Section 5, sub section five, of the same legislation states: “Whoever does not possess a national identity card shall be punished with imprisonment for from three months to one year or with fine of from XFA 50,000 (US$80) to XAF 100,000 (US$160) or with both such imprisonment and fine.”
Indeed, stories exist of many Cameroonians who are currently languishing in jail after being convicted of criminal charges including “failure to hold a national ID card.”
Such is the case with popular Anglophone activist ‘Mancho Bibixy’ who was jailed alongside six other activists in May 2018 for acts of terrorism and hostility against the state of Cameroon. Bibixy was arrested in January 2017 in the Anglophone North West city of Bamenda after staging a peaceful protest against bad governance by the regime in Yaounde. He was not in possession of his ID card at the time he was arrested on 19 January 2017, which is considered a crime.
The Mancho Bibixy example is in no way an isolated one. On 10 October this year, a man whose name was reported by the Cameroonian media as Foundikou Daouda was arrested and thrown into a police cell after storming a police station in Foumbot, a town in the West region of the country, to protest why his ID card had not been issued many months after he applied for it.
Considering his protest as disturbance of public order, Daouda was reportedly beaten by officers and put behind bars where he spent many weeks. He was released only in November after pressure from family members and rights activists, according to local media reports.
Activists kick, want urgent action
The arrest of Daouda for simply asking questions about delays in issuing his ID card sparked anger in the country, with many activists and rights lawyers chiming in to speak about an issue which is now considered by some critics as a national embarrassment.
In the wake of the incident, a Cameroonian human rights lawyer Christian Ntimbane Bomo, in an open letter to President Paul Biya, as published by a local news portal Cameroun Actuel, wondered why issuing a “simple” national ID card should be such a big problem for a country in the 21st century.
The lawyer alleges that going by his sources, the delay in rolling out the new national ID card scheme announced by the government a long time ago, is the result of a “battle” at the level of the presidency over who should be awarded the “juicy” contract. He urges the President of the Republic of Cameroon, Paul Biya, to take all necessary measures in order to save Cameroonians from the current quagmire, so that they can be able to prove their identities.
Also reacting to the Foumbot incident, Anne Féconde Noah, political activist and one of the proponents of an online campaign dubbed #JeveuxmaCNI (loosely translated as ‘I want my ID card’), expressed regrets, saying the authorities must take the requisite measures in order to avoid a repeat of such a scenario in the future.

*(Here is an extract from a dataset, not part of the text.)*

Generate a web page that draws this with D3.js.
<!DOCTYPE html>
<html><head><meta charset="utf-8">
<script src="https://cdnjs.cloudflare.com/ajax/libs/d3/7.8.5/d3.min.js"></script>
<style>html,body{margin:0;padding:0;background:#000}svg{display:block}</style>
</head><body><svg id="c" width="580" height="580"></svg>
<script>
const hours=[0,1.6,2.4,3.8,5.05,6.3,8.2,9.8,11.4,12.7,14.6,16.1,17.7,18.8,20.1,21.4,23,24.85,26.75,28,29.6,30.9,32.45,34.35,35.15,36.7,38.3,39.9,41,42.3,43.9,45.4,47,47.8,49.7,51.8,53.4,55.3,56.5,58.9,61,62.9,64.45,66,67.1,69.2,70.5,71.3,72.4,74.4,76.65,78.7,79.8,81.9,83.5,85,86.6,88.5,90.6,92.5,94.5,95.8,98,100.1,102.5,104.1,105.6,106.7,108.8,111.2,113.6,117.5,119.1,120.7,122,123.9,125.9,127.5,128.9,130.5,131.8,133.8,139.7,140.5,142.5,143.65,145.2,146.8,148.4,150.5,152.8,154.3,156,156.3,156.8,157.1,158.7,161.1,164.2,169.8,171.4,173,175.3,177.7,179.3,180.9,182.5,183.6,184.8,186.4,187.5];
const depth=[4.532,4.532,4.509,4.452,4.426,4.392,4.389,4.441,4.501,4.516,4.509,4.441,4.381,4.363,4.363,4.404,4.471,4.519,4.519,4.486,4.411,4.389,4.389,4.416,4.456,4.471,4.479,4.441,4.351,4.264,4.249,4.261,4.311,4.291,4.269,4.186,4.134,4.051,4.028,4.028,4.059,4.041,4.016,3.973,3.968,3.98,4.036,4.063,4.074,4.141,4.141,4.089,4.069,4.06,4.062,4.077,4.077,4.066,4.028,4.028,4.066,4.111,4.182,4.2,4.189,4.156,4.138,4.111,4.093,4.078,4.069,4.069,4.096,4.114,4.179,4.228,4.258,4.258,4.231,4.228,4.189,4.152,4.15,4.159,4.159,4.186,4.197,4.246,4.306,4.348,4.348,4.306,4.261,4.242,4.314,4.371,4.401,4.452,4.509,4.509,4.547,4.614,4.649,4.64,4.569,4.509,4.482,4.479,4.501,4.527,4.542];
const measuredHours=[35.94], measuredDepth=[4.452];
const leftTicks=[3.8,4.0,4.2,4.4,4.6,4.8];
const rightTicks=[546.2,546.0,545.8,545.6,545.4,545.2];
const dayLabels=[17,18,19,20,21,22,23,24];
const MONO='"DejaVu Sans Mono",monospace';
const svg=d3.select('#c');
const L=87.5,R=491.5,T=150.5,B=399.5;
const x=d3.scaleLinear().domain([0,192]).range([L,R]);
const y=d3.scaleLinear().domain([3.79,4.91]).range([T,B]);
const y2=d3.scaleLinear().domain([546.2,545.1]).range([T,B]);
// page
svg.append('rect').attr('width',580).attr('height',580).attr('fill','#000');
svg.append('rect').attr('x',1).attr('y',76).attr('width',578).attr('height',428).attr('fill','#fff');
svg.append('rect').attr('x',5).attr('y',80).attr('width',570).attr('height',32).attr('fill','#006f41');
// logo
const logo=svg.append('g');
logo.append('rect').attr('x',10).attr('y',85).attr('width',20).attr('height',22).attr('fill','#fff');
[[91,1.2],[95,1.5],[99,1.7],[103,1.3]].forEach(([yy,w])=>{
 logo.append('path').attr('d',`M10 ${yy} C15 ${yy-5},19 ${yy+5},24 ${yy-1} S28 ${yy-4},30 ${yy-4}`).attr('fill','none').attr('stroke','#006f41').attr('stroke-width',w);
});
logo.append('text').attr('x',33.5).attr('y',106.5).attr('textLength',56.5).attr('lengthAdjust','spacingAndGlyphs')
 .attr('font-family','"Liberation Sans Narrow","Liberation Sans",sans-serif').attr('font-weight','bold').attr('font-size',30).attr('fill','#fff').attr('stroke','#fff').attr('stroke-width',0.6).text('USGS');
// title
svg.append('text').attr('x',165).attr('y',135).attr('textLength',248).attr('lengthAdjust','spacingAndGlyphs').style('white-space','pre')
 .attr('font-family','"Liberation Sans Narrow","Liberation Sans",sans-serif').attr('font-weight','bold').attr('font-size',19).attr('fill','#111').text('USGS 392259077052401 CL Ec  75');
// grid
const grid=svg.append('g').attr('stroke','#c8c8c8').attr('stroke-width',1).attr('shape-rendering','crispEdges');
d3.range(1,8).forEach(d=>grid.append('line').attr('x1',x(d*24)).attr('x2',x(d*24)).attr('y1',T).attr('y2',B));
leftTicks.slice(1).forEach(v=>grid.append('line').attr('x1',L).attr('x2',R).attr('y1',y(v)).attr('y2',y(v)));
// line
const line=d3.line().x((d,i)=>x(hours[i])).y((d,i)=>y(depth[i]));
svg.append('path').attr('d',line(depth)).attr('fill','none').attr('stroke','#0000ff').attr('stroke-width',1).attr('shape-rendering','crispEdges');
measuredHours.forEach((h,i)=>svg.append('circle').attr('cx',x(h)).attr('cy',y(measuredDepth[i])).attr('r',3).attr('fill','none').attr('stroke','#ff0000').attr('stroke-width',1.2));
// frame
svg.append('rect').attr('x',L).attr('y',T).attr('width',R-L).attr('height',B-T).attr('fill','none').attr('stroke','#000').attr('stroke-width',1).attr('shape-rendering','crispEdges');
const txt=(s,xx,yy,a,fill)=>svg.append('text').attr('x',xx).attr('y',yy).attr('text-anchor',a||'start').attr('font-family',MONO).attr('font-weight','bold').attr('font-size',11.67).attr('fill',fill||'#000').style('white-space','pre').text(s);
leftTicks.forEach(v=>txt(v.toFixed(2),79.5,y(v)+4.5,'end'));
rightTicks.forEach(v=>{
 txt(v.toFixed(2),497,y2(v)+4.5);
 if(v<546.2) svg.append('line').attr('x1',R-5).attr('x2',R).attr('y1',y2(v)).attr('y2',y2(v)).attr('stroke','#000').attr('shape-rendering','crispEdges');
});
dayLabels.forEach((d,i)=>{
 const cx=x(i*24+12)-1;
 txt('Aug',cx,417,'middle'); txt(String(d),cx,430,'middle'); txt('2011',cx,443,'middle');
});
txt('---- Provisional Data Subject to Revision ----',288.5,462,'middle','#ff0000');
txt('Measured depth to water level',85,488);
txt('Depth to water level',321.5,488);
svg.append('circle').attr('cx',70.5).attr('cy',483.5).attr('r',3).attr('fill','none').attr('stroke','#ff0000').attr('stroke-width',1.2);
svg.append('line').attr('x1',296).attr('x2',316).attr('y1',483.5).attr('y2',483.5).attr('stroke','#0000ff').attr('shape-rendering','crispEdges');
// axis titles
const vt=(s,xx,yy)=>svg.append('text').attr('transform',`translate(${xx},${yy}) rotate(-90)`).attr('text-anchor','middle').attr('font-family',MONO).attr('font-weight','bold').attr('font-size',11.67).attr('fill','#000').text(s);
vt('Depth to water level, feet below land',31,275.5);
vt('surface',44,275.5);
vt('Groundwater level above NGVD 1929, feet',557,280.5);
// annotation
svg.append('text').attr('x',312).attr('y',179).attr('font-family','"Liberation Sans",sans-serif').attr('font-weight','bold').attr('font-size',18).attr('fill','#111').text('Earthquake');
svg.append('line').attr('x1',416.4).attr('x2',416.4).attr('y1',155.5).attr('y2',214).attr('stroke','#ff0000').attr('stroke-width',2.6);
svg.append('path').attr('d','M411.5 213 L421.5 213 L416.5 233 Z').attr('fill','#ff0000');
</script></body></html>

“Not having an ID card in one’s own country is absolutely not an option. Citizens do not have to beg to have this document which is very essential in their daily lives,” said the activist on his Facebook page. Noah is also member of a popular opposition party in Cameroon known as the Cameroon Party for National Reconciliation (PCRN), which is known for sharply criticizing the actions of the Paul Biya administration.
In all of this, one thing is sure. Cameroonian authorities are very much aware of the agony citizens face in obtaining their ID cards, and the ordeal those who do not have the credential go through on a daily basis. What remains unsure, however, is when exactly they intend to undertake concrete action so as to bring the lingering problem to an end.